脱毛後すぐのアートメイクはできません。脱毛から施術までの期間は、1カ月程度あけるようにします。これは、脱毛のレーザーや光などにより肌の代謝があがり、アートメイクの染料の定着が悪くなるためです。

また、アートメイク後は、施術箇所の脱毛はNGです。脱毛のレーザーがアートメイクの色素に反応して、やけどをしてしまう可能性があります。

さらに、施術箇所に光をあてることで、アートメイクが薄くなることも考えられます。

眉アートメイクをしたあとに眉まわりの脱毛をする場合、施術箇所からある程度はなしてレーザーをあてます。この「はなす間隔」は、クリニックによって違うので確認が必要です。

以上の理由から、脱毛に通っている方は、脱毛が終わったあと1カ月以降でアートメイクの施術を受けるのがおすすめです。

アートメイクの値段を見る

アートメイクのリスク・副作用

アートメイクは皮膚表皮層から0.02~0.03mmの部分にニードル(針)を用いて人体に安全な色素を注入する医療美容技術です。日本では、アートメイクは医療機関で行わなければならない医療行為とされています。

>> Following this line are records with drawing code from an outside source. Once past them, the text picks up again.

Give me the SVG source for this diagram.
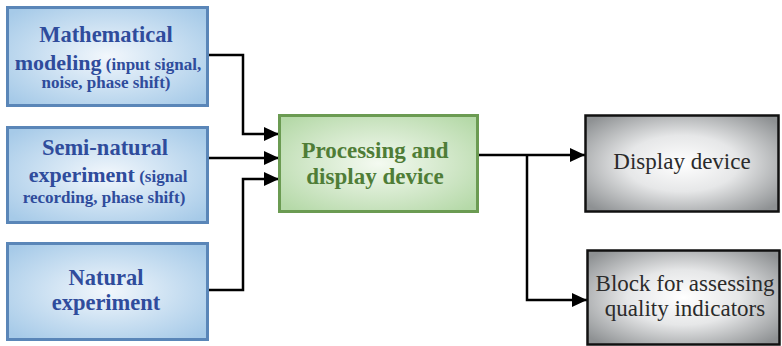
<svg xmlns="http://www.w3.org/2000/svg" width="782" height="346" viewBox="0 0 782 346">
<defs>
<radialGradient id="gBlue" cx="50%" cy="50%" r="65%">
<stop offset="0" stop-color="#f2f7fc"/>
<stop offset="0.6" stop-color="#c4dcf0"/>
<stop offset="1" stop-color="#a6cae8"/>
</radialGradient>
<radialGradient id="gGreen" cx="50%" cy="50%" r="65%">
<stop offset="0" stop-color="#f4faf1"/>
<stop offset="0.6" stop-color="#cfe6c6"/>
<stop offset="1" stop-color="#b5d9a8"/>
</radialGradient>
<radialGradient id="gGray" cx="50%" cy="50%" r="65%">
<stop offset="0" stop-color="#ffffff"/>
<stop offset="0.45" stop-color="#e6e7e8"/>
<stop offset="1" stop-color="#8e9193"/>
</radialGradient>
<marker id="arr" markerUnits="userSpaceOnUse" markerWidth="16" markerHeight="14" refX="15" refY="7" orient="auto">
<path d="M0,0 L15,7 L0,14 Z" fill="#000"/>
</marker>
</defs>
<g id="connectors" fill="none" stroke="#000" stroke-width="2.5" marker-end="url(#arr)">
<path d="M208,55 H243 V134 H279"/>
<path d="M208,158 H279"/>
<path d="M208,290 H243 V179 H279"/>
<path d="M478,155 H585"/>
<path d="M527,155 V300 H587"/>
</g>
<g font-family="Liberation Serif" font-weight="bold" fill="#2f4c9c" text-anchor="middle">
<g id="math">
<rect x="7.5" y="7.5" width="200" height="98" fill="url(#gBlue)" stroke="#5a86b8" stroke-width="3"/>
<text x="106" y="42" font-size="22.5">Mathematical</text>
<text x="108" y="70"><tspan font-size="22">modeling</tspan><tspan font-size="17"> (input signal,</tspan></text>
<text x="106" y="88" font-size="17">noise, phase shift)</text>
</g>
<g id="semi">
<rect x="7.5" y="127.5" width="200" height="95" fill="url(#gBlue)" stroke="#5a86b8" stroke-width="3"/>
<text x="105" y="155" font-size="22.5">Semi-natural</text>
<text x="108" y="182"><tspan font-size="22">experiment</tspan><tspan font-size="17"> (signal</tspan></text>
<text x="104" y="203" font-size="17">recording, phase shift)</text>
</g>
<g id="natural">
<rect x="7.5" y="243.5" width="200" height="96" fill="url(#gBlue)" stroke="#5a86b8" stroke-width="3"/>
<text x="106" y="285" font-size="22.5">Natural</text>
<text x="106" y="310" font-size="22.5">experiment</text>
</g>
<g id="processing" fill="#4f7d37" font-size="23">
<rect x="279.5" y="115.5" width="198" height="96" fill="url(#gGreen)" stroke="#6b9b52" stroke-width="3"/>
<text x="375" y="158">Processing and</text>
<text x="375" y="184">display device</text>
</g>
</g>
<g font-family="Liberation Serif" font-size="23" fill="#2b2b2b" text-anchor="middle">
<g id="display">
<rect x="585.5" y="115.5" width="193" height="96" fill="url(#gGray)" stroke="#111" stroke-width="2.5"/>
<text x="682" y="169">Display device</text>
</g>
<g id="block">
<rect x="587.5" y="250.5" width="192" height="94" fill="url(#gGray)" stroke="#111" stroke-width="2.5"/>
<text x="685" y="291">Block for assessing</text>
<text x="685" y="316">quality indicators</text>
</g>
</g>
</svg>
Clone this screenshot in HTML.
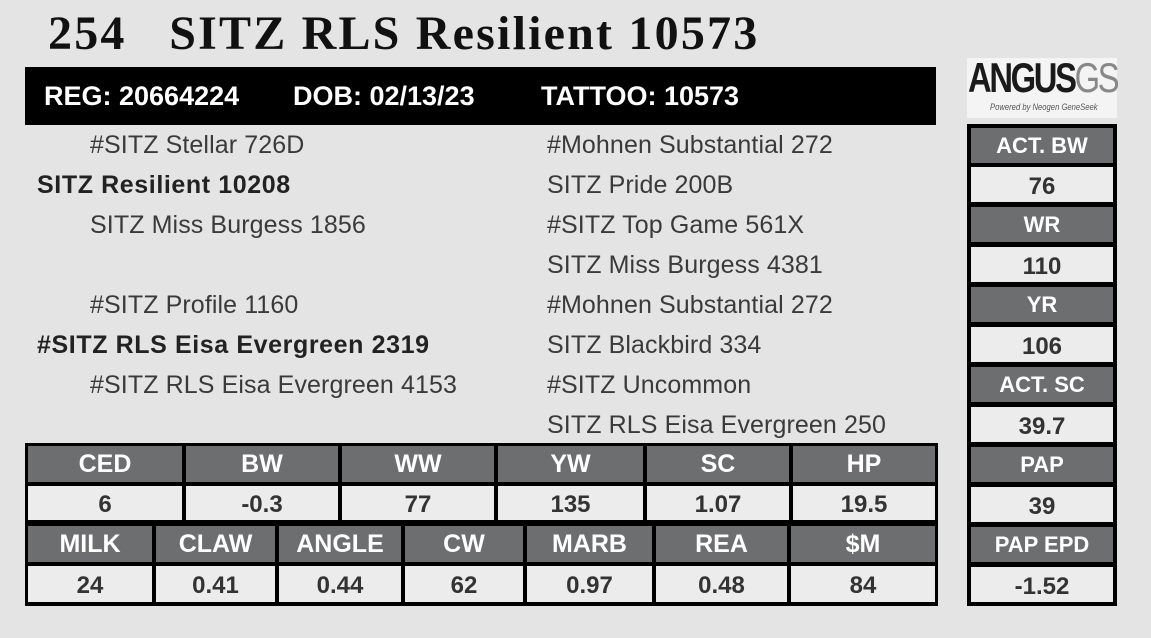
<!DOCTYPE html>
<html><head><meta charset="utf-8"><style>
*{margin:0;padding:0;box-sizing:border-box}
body{width:1151px;height:638px;overflow:hidden;background:#e4e4e4;position:relative;font-family:"Liberation Sans",sans-serif}
.a{position:absolute}
.t{position:absolute;font-size:48px;font-weight:bold;font-family:"Liberation Serif",serif;color:#111;left:48px;top:6px;white-space:pre;letter-spacing:2.2px}
.bar{left:25px;top:67px;width:911px;height:58px;background:#000}
.bar span{position:absolute;top:14px;color:#fff;font-weight:bold;font-size:27px}
.p{position:absolute;font-size:25px;color:#3a3a3a;white-space:nowrap;line-height:30px;letter-spacing:0.1px}
.b{font-weight:bold;color:#222;letter-spacing:0.6px}
.blk{background:#000}
.c{position:absolute;display:flex;align-items:center;justify-content:center;font-weight:bold}
.h{background:#6d6e70;color:#fff;font-size:25px}
.v{background:#ececec;color:#333;font-size:24px;padding-top:4px}
.rh{font-size:22px}
</style></head><body>
<div class="t">254   SITZ RLS Resilient 10573</div>
<div class="a bar"><span style="left:19px">REG: 20664224</span><span style="left:268px">DOB: 02/13/23</span><span style="left:516px">TATTOO: 10573</span></div>

<div class="p" style="left:90px;top:130px">#SITZ Stellar 726D</div>
<div class="p b" style="left:37px;top:170px">SITZ Resilient 10208</div>
<div class="p" style="left:90px;top:210px">SITZ Miss Burgess 1856</div>
<div class="p" style="left:90px;top:290px">#SITZ Profile 1160</div>
<div class="p b" style="left:37px;top:330px">#SITZ RLS Eisa Evergreen 2319</div>
<div class="p" style="left:90px;top:370px">#SITZ RLS Eisa Evergreen 4153</div>

<div class="p" style="left:547px;top:130px">#Mohnen Substantial 272</div>
<div class="p" style="left:547px;top:170px">SITZ Pride 200B</div>
<div class="p" style="left:547px;top:210px">#SITZ Top Game 561X</div>
<div class="p" style="left:547px;top:250px">SITZ Miss Burgess 4381</div>
<div class="p" style="left:547px;top:290px">#Mohnen Substantial 272</div>
<div class="p" style="left:547px;top:330px">SITZ Blackbird 334</div>
<div class="p" style="left:547px;top:370px">#SITZ Uncommon</div>
<div class="p" style="left:547px;top:410px">SITZ RLS Eisa Evergreen 250</div>

<div class="a blk" style="left:25px;top:443px;width:913px;height:163px"></div>
<div class="c h" style="left:28px;top:446px;width:154px;height:36px">CED</div>
<div class="c h" style="left:186px;top:446px;width:152px;height:36px">BW</div>
<div class="c h" style="left:342px;top:446px;width:152px;height:36px">WW</div>
<div class="c h" style="left:498px;top:446px;width:145px;height:36px">YW</div>
<div class="c h" style="left:647px;top:446px;width:142px;height:36px">SC</div>
<div class="c h" style="left:793px;top:446px;width:142px;height:36px">HP</div>
<div class="c v" style="left:28px;top:486px;width:154px;height:34px">6</div>
<div class="c v" style="left:186px;top:486px;width:152px;height:34px">-0.3</div>
<div class="c v" style="left:342px;top:486px;width:152px;height:34px">77</div>
<div class="c v" style="left:498px;top:486px;width:145px;height:34px">135</div>
<div class="c v" style="left:647px;top:486px;width:142px;height:34px">1.07</div>
<div class="c v" style="left:793px;top:486px;width:142px;height:34px">19.5</div>

<div class="c h" style="left:28px;top:526px;width:124px;height:36px">MILK</div>
<div class="c h" style="left:156px;top:526px;width:119px;height:36px">CLAW</div>
<div class="c h" style="left:279px;top:526px;width:122px;height:36px">ANGLE</div>
<div class="c h" style="left:405px;top:526px;width:118px;height:36px">CW</div>
<div class="c h" style="left:527px;top:526px;width:125px;height:36px">MARB</div>
<div class="c h" style="left:656px;top:526px;width:131px;height:36px">REA</div>
<div class="c h" style="left:791px;top:526px;width:144px;height:36px">$M</div>
<div class="c v" style="left:28px;top:566px;width:124px;height:36px">24</div>
<div class="c v" style="left:156px;top:566px;width:119px;height:36px">0.41</div>
<div class="c v" style="left:279px;top:566px;width:122px;height:36px">0.44</div>
<div class="c v" style="left:405px;top:566px;width:118px;height:36px">62</div>
<div class="c v" style="left:527px;top:566px;width:125px;height:36px">0.97</div>
<div class="c v" style="left:656px;top:566px;width:131px;height:36px">0.48</div>
<div class="c v" style="left:791px;top:566px;width:144px;height:36px">84</div>

<div class="a" style="left:967px;top:58px;width:150px;height:60px;background:#f4f4f4"></div>
<div class="a" style="left:968px;top:54px;font-size:42px;font-weight:bold;color:#1a1a1a;letter-spacing:-3px;transform:scaleX(0.78);transform-origin:left">ANGUS<span style="font-weight:normal;color:#888">GS</span></div>
<div class="a" style="left:990px;top:102px;font-size:9px;font-style:italic;color:#555;transform:scaleX(0.85);transform-origin:left">Powered by Neogen GeneSeek</div>

<div class="a blk" style="left:967px;top:124px;width:150px;height:482px"></div>
<div class="c h rh" style="left:971px;top:128px;width:142px;height:35px">ACT. BW</div>
<div class="c v" style="left:971px;top:167px;width:142px;height:35px">76</div>
<div class="c h rh" style="left:971px;top:207px;width:142px;height:35px">WR</div>
<div class="c v" style="left:971px;top:247px;width:142px;height:35px">110</div>
<div class="c h rh" style="left:971px;top:287px;width:142px;height:35px">YR</div>
<div class="c v" style="left:971px;top:327px;width:142px;height:35px">106</div>
<div class="c h rh" style="left:971px;top:367px;width:142px;height:35px">ACT. SC</div>
<div class="c v" style="left:971px;top:407px;width:142px;height:35px">39.7</div>
<div class="c h rh" style="left:971px;top:447px;width:142px;height:35px">PAP</div>
<div class="c v" style="left:971px;top:487px;width:142px;height:35px">39</div>
<div class="c h rh" style="left:971px;top:527px;width:142px;height:35px">PAP EPD</div>
<div class="c v" style="left:971px;top:567px;width:142px;height:35px">-1.52</div>
</body></html>
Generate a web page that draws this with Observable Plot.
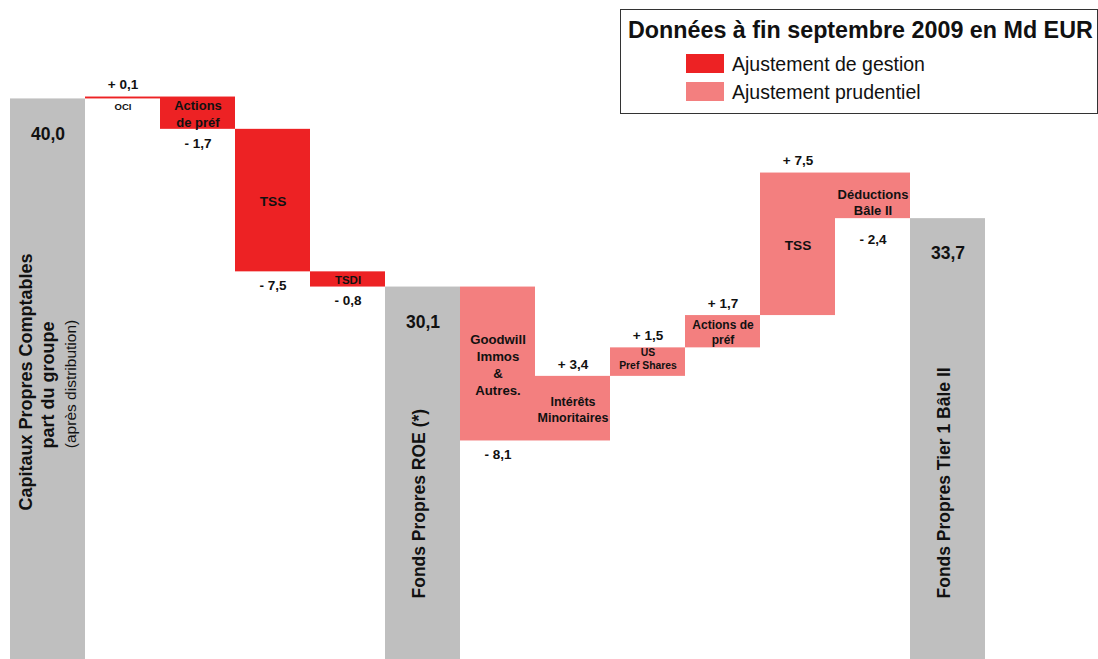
<!DOCTYPE html>
<html><head><meta charset="utf-8">
<script src="https://cdn.jsdelivr.net/npm/d3@7"></script>
<script src="https://cdn.jsdelivr.net/npm/@observablehq/plot@0.6"></script>
<style>
body{margin:0;background:#fff;font-family:"Liberation Sans",Arial,sans-serif;}
#wrap{position:relative;width:1098px;height:659px;overflow:hidden;}
#legend{position:absolute;left:620px;top:9px;width:478px;height:105px;border:1.5px solid #333;box-sizing:border-box;background:#fff;color:#111;}
#legend .title{position:absolute;left:7px;top:7px;font-weight:bold;font-size:23.3px;white-space:nowrap;}
#legend .sw{position:absolute;left:65px;width:38px;height:19px;}
#legend .lab{position:absolute;left:111px;font-size:19.5px;white-space:nowrap;}
</style></head><body>
<div id="wrap"></div>
<script>
// ---- data ----
const ids = ["cap","oci","actG","tssG","tsdi","roe","gw","im","us","actP","tssP","ded","t1"];
const categories = [
  "Capitaux Propres Comptables\npart du groupe\n(après distribution)",
  "OCI", "Actions\nde préf", "TSS", "TSDI",
  "Fonds Propres ROE (*)",
  "Goodwill\nImmos\n&\nAutres.", "Intérêts\nMinoritaires", "US\nPref Shares", "Actions de\npréf", "TSS", "Déductions\nBâle II",
  "Fonds Propres Tier 1 Bâle II"
];
const values = [40.0, 0.1, -1.7, -7.5, -0.8, 30.1, -8.1, 3.4, 1.5, 1.7, 7.5, -2.4, 33.7];
const kinds = ["total","gestion","gestion","gestion","gestion","total","prudentiel","prudentiel","prudentiel","prudentiel","prudentiel","prudentiel","total"];
const legendTitle = "Données à fin septembre 2009 en Md EUR";
const legendKinds = ["gestion","prudentiel"];
const legendLabels = ["Ajustement de gestion","Ajustement prudentiel"];

// ---- style config ----
const colors = {total:"#bfbfbf", gestion:"#ed2224", prudentiel:"#f37f7f"};
const catFont = {oci:9.5, actG:13, tssG:13.7, tsdi:11.5, gw:13.2, im:12.5, us:10.4, actP:12, tssP:13.7, ded:13};
const FONT = "Liberation Sans, Arial, sans-serif";
const ink = "#111";

// ---- waterfall geometry from values ----
let run = 0;
const rows = ids.map((id, i) => {
  const v = values[i], k = kinds[i];
  let y1, y2;
  if (k === "total") { y1 = 0; y2 = v; run = v; }
  else { y1 = run; y2 = run + v; run = y2; }
  return {id, label: categories[i], value: v, kind: k, y1, y2,
          lo: Math.min(y1, y2), hi: Math.max(y1, y2), mid: (y1 + y2) / 2};
});
const fmt = v => v.toFixed(1).replace(".", ",");
const fmtDelta = d => (d.value >= 0 ? "+ " : "- ") + fmt(Math.abs(d.value));

const totals = rows.filter(d => d.kind === "total");
const deltas = rows.filter(d => d.kind !== "total");
const byId = id => rows.filter(d => d.id === id);

const chart = Plot.plot({
  width: 1098, height: 659,
  marginLeft: 10, marginRight: 113, marginTop: 0, marginBottom: 0,
  style: {fontFamily: FONT, background: "white"},
  x: {type: "band", domain: ids, padding: 0, axis: null},
  y: {domain: [10.5, 45.18], axis: null},
  color: {domain: Object.keys(colors), range: Object.values(colors)},
  marks: [
    Plot.rectY(rows, {x: "id", y1: "y1", y2: "y2", fill: "kind", clip: true, inset: 0}),
    // total values
    Plot.text(totals, {x: "id", y: "y2", text: d => fmt(d.value), dy: 35, fontSize: 17.5, fontWeight: "bold", fill: ink}),
    // rotated labels of totals
    Plot.text(byId("cap"), {x: "id", text: d => d.label.split("\n")[0], rotate: -90, frameAnchor: "middle", dy: 52, dx: -22, fontSize: 18, fontWeight: "bold", fill: ink}),
    Plot.text(byId("cap"), {x: "id", text: d => d.label.split("\n")[1], rotate: -90, frameAnchor: "middle", dy: 55, dx: 0, fontSize: 18, fontWeight: "bold", fill: ink}),
    Plot.text(byId("cap"), {x: "id", text: d => d.label.split("\n")[2], rotate: -90, frameAnchor: "middle", dy: 54, dx: 23, fontSize: 15.5, fill: ink}),
    Plot.text(totals.filter(d => d.id !== "cap"), {x: "id", text: "label", rotate: -90, frameAnchor: "bottom", textAnchor: "start", dy: -61, dx: 2, fontSize: 17.5, fontWeight: "bold", fill: ink}),
    // delta values
    Plot.text(deltas.filter(d => d.value < 0 && d.id !== "ded"), {x: "id", y: "lo", text: fmtDelta, dy: 14, fontSize: 13.5, fontWeight: "bold", fill: ink}),
    Plot.text(byId("ded"), {x: "id", y: "lo", text: fmtDelta, dy: 21, fontSize: 13.5, fontWeight: "bold", fill: ink}),
    Plot.text(deltas.filter(d => d.value >= 0), {x: "id", y: "hi", text: fmtDelta, dy: -12, fontSize: 13.5, fontWeight: "bold", fill: ink}),
    // category labels
    Plot.text(byId("oci"), {x: "id", y: "lo", text: "label", dy: 8, fontSize: catFont.oci, fontWeight: "bold", fill: ink}),
    Plot.text(deltas.filter(d => !["oci","us","ded"].includes(d.id)), {x: "id", y: "mid", text: "label", lineHeight: 1.28, fontSize: d => catFont[d.id], fontWeight: "bold", fill: ink}),
    Plot.text(byId("us"), {x: "id", y: "mid", text: "label", dy: -4, lineHeight: 1.25, fontSize: catFont.us, fontWeight: "bold", fill: ink}),
    Plot.text(byId("ded"), {x: "id", y: "mid", text: "label", dy: 6, lineHeight: 1.25, fontSize: catFont.ded, fontWeight: "bold", fill: ink})
  ]
});

const wrap = document.getElementById("wrap");
wrap.appendChild(chart);

// legend
const lg = document.createElement("div");
lg.id = "legend";
let html = `<div class="title">${legendTitle}</div>`;
const tops = [44, 72];
legendKinds.forEach((k, i) => {
  html += `<div class="sw" style="top:${tops[i]}px;background:${colors[k]}"></div>`;
  html += `<div class="lab" style="top:${tops[i] - 1}px">${legendLabels[i]}</div>`;
});
lg.innerHTML = html;
wrap.appendChild(lg);
</script>
</body></html>
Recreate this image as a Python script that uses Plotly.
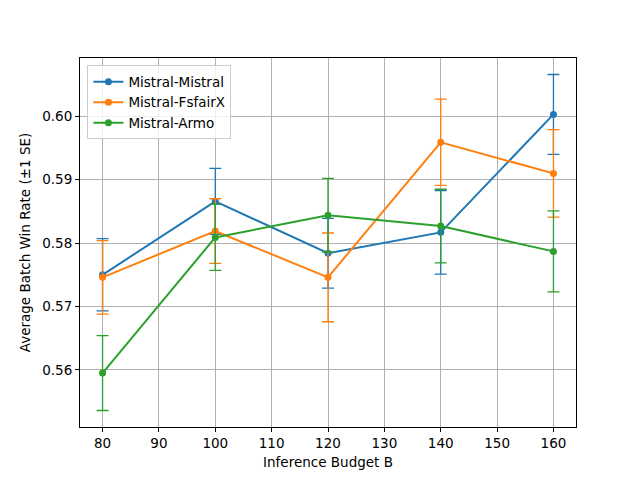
import plotly.graph_objects as go

budgets = [80, 100, 120, 140, 160]
series_names = ["Mistral-Mistral", "Mistral-FsfairX", "Mistral-Armo"]
mm_mean = [0.5750, 0.5866, 0.5784, 0.5817, 0.6003]
mm_se = [0.0057, 0.0052, 0.0055, 0.0066, 0.0063]
mf_mean = [0.5746, 0.5819, 0.5746, 0.5959, 0.5910]
mf_se = [0.0058, 0.0051, 0.0070, 0.0068, 0.0069]
ma_mean = [0.5595, 0.5809, 0.5844, 0.5827, 0.5787]
ma_se = [0.0059, 0.0052, 0.0058, 0.0058, 0.0064]
colors = ["#1f77b4", "#ff7f0e", "#2ca02c"]

x_ticks = [80, 90, 100, 110, 120, 130, 140, 150, 160]
y_ticks = [0.56, 0.57, 0.58, 0.59, 0.60]

fig = go.Figure()
for name, m, s, c in zip(series_names, [mm_mean, mf_mean, ma_mean],
                         [mm_se, mf_se, ma_se], colors):
    fig.add_trace(go.Scatter(
        x=budgets, y=m, name=name, mode="lines+markers",
        line=dict(color=c, width=2),
        marker=dict(color=c, size=7, symbol="circle"),
        error_y=dict(type="data", array=s, visible=True, color=c,
                     thickness=1.3, width=6),
    ))

font = "DejaVu Sans, sans-serif"
fs = 13.5
axis_common = dict(
    showline=True, linecolor="black", linewidth=1, mirror=True,
    ticks="outside", ticklen=4, tickcolor="black", tickwidth=1,
    showgrid=True, gridcolor="#b0b0b0", gridwidth=1, zeroline=False,
    tickfont=dict(family=font, size=fs, color="black"),
    automargin=False,
)

fig.update_layout(
    width=640, height=480,
    paper_bgcolor="white", plot_bgcolor="white",
    margin=dict(l=72, r=72, t=50, b=61),
    font=dict(family=font, size=fs, color="black"),
    xaxis=dict(range=[76, 164], tickvals=x_ticks,
               title=dict(text="Inference Budget B", font=dict(family=font, size=fs), standoff=7),
               **axis_common),
    yaxis=dict(range=[0.5510, 0.6092], tickvals=y_ticks, tickformat=".2f",
               title=dict(text="Average Batch Win Rate (±1 SE)", font=dict(family=font, size=fs), standoff=8),
               **axis_common),
    legend=dict(x=0.015, y=0.98, xanchor="left", yanchor="top",
                bgcolor="rgba(255,255,255,0.8)", bordercolor="#cccccc", borderwidth=1,
                font=dict(family=font, size=fs), tracegroupgap=0, itemwidth=30),
    showlegend=True,
)

fig.write_html("out.html")
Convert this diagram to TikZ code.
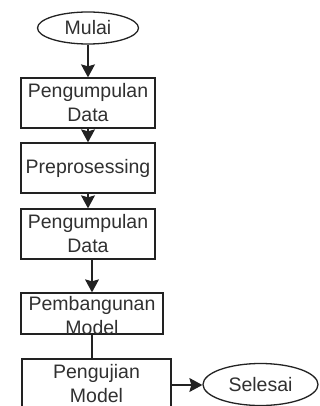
\documentclass[tikz,border=0pt]{standalone}
\usepackage{fontspec}
\setmainfont{Liberation Sans}
\usetikzlibrary{shapes.geometric,arrows.meta}
\definecolor{ln}{HTML}{222222}
\definecolor{tx}{HTML}{303030}
\begin{document}
\begin{tikzpicture}[x=1pt,y=-1pt,
  box/.style={draw=ln,line width=1.3pt,rectangle,inner sep=0pt},
  term/.style={draw=ln,line width=1.3pt,ellipse,inner sep=0pt},
  lbl/.style={text=tx,font=\fontsize{19.5}{24}\selectfont,align=center,inner sep=0pt},
  arr/.style={draw=ln,line width=1.3pt,-{Stealth[length=13pt,width=14pt,inset=2pt]}},
  con/.style={draw=ln,line width=1.3pt}]
\useasboundingbox (0,0) rectangle (320,406);
\node[term,minimum width=101pt,minimum height=32pt] (start) at (88,28) {};
\node[lbl] (tstart) at (88,28) {Mulai};
\node[box,minimum width=134pt,minimum height=50pt] (b1) at (88,103) {};
\node[lbl] (t1) at (88,103) {Pengumpulan\\Data};
\node[box,minimum width=134pt,minimum height=50pt] (b2) at (88,168) {};
\node[lbl] (t2) at (88,168) {Preprosessing};
\node[box,minimum width=134pt,minimum height=50pt] (b3) at (88,234) {};
\node[lbl] (t3) at (88,234) {Pengumpulan\\Data};
\node[box,minimum width=142pt,minimum height=41pt] (b4) at (92,313.5) {};
\node[lbl] (t4) at (92,316) {Pembangunan\\Model};
\node[box,minimum width=149pt,minimum height=52pt] (b5) at (96.5,385) {};
\node[lbl] (t5) at (96.5,384) {Pengujian\\Model};
\node[term,minimum width=115pt,minimum height=42pt] (end) at (260.5,384.5) {};
\node[lbl] (tend) at (260.5,384.5) {Selesai};
\draw[arr] (start.south) -- (b1.north);
\draw[arr] (b1.south) -- (b2.north);
\draw[arr] (b2.south) -- (b3.north);
\draw[arr] (b3.south -| b4.north) -- (b4.north);
\draw[con] (b4.south) -- (b4.south |- b5.north);
\draw[arr] (b5.east) -- (b5.east -| end.west);
\end{tikzpicture}
\end{document}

アートメイク施術後および施術の1~2日後に以下のような副作用があらわれる可能性がございます。

  • 腫れ、痛み
  • アレルギー
  • 出血、内出血
  • かさぶた、赤み、熱感
  • 色素のムラや変色、にじみ
  • ケロイド
  • ヘルペス、感染症、ケロイド
  • 角膜損傷

参考文献

※1 アートメイクの危害.独立行政法人国民生活センター(平成23年10月27日)/厚生労働省.